— BEGIN EXTRACTED MATERIAL —
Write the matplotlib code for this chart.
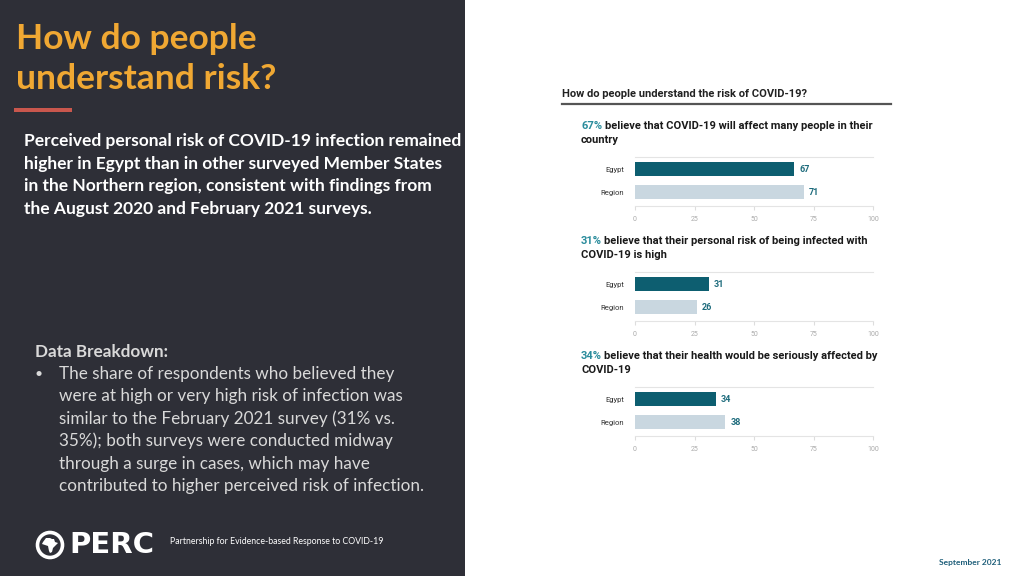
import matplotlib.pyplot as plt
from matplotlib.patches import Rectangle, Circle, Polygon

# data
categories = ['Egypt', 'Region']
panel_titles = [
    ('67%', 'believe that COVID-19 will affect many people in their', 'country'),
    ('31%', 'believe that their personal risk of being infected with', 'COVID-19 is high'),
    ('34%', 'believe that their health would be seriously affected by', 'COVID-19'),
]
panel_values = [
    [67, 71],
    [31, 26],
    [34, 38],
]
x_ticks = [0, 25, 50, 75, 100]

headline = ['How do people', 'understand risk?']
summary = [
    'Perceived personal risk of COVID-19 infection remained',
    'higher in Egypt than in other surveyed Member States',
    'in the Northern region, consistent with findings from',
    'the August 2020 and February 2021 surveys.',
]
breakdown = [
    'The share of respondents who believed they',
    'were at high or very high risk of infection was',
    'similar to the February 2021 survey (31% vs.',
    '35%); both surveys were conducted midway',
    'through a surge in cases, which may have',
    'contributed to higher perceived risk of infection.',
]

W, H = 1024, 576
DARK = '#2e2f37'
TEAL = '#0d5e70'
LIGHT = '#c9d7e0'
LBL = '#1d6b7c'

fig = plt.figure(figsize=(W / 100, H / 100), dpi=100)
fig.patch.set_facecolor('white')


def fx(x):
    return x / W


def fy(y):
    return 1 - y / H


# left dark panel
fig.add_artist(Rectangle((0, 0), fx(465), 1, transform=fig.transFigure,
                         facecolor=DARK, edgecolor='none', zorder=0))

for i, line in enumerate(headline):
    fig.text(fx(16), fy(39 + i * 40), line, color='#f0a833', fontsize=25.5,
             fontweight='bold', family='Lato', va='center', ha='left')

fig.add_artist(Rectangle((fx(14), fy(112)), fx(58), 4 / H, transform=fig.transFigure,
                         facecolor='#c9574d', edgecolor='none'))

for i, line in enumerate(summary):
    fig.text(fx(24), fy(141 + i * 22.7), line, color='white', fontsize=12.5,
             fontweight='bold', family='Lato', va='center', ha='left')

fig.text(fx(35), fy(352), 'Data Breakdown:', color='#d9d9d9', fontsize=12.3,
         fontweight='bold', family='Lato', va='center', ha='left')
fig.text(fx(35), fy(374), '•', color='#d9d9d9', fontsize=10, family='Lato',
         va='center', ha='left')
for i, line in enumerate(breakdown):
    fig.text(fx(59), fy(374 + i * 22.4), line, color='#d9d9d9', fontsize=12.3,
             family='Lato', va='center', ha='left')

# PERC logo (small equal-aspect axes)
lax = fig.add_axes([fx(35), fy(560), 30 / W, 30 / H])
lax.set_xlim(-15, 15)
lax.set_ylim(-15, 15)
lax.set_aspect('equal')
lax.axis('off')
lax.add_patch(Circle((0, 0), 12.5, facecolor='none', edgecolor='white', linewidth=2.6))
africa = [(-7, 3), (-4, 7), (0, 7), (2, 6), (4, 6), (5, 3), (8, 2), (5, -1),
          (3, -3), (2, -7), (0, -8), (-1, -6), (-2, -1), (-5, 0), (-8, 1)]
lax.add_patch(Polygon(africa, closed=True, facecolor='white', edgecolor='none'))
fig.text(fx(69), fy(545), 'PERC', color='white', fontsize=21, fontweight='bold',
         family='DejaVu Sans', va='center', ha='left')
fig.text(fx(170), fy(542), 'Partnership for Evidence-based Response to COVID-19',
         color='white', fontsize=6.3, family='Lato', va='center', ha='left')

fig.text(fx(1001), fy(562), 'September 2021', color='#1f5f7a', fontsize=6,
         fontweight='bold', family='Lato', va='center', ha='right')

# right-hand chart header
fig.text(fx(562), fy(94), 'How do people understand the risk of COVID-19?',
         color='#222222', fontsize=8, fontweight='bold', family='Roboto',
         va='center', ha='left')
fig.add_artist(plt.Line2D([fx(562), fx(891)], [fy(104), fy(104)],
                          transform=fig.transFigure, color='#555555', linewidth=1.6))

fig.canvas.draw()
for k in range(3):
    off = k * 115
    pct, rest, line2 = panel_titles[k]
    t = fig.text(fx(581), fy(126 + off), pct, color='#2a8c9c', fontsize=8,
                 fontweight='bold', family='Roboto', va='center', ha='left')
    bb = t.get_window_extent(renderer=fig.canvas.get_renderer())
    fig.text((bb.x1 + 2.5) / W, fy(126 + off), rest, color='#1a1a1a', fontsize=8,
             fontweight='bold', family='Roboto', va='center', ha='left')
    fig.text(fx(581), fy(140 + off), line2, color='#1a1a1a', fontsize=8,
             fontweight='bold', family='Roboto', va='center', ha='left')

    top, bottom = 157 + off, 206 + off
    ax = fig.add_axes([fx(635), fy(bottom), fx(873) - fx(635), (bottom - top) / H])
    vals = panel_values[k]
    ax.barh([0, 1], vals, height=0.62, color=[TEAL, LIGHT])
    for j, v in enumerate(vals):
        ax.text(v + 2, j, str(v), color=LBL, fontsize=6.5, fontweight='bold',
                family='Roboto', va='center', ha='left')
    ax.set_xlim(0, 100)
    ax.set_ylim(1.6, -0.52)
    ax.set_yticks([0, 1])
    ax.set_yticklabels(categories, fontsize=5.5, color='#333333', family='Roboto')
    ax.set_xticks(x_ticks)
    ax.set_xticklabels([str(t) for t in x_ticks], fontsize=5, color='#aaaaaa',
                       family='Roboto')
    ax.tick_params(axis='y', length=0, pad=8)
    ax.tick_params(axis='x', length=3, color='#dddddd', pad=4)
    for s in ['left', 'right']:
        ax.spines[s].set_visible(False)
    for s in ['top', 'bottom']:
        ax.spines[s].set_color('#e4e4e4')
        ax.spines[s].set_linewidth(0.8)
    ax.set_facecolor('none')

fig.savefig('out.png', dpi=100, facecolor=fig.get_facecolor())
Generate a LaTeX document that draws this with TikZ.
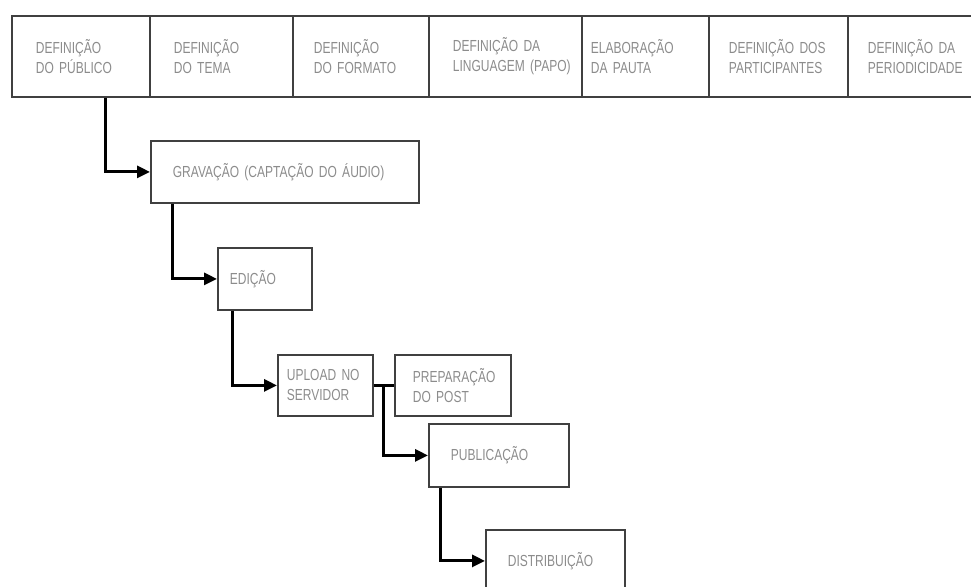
— END EXTRACTED MATERIAL —
Using the material above, work out how many lines contain the string "chart". Give that number alone.

2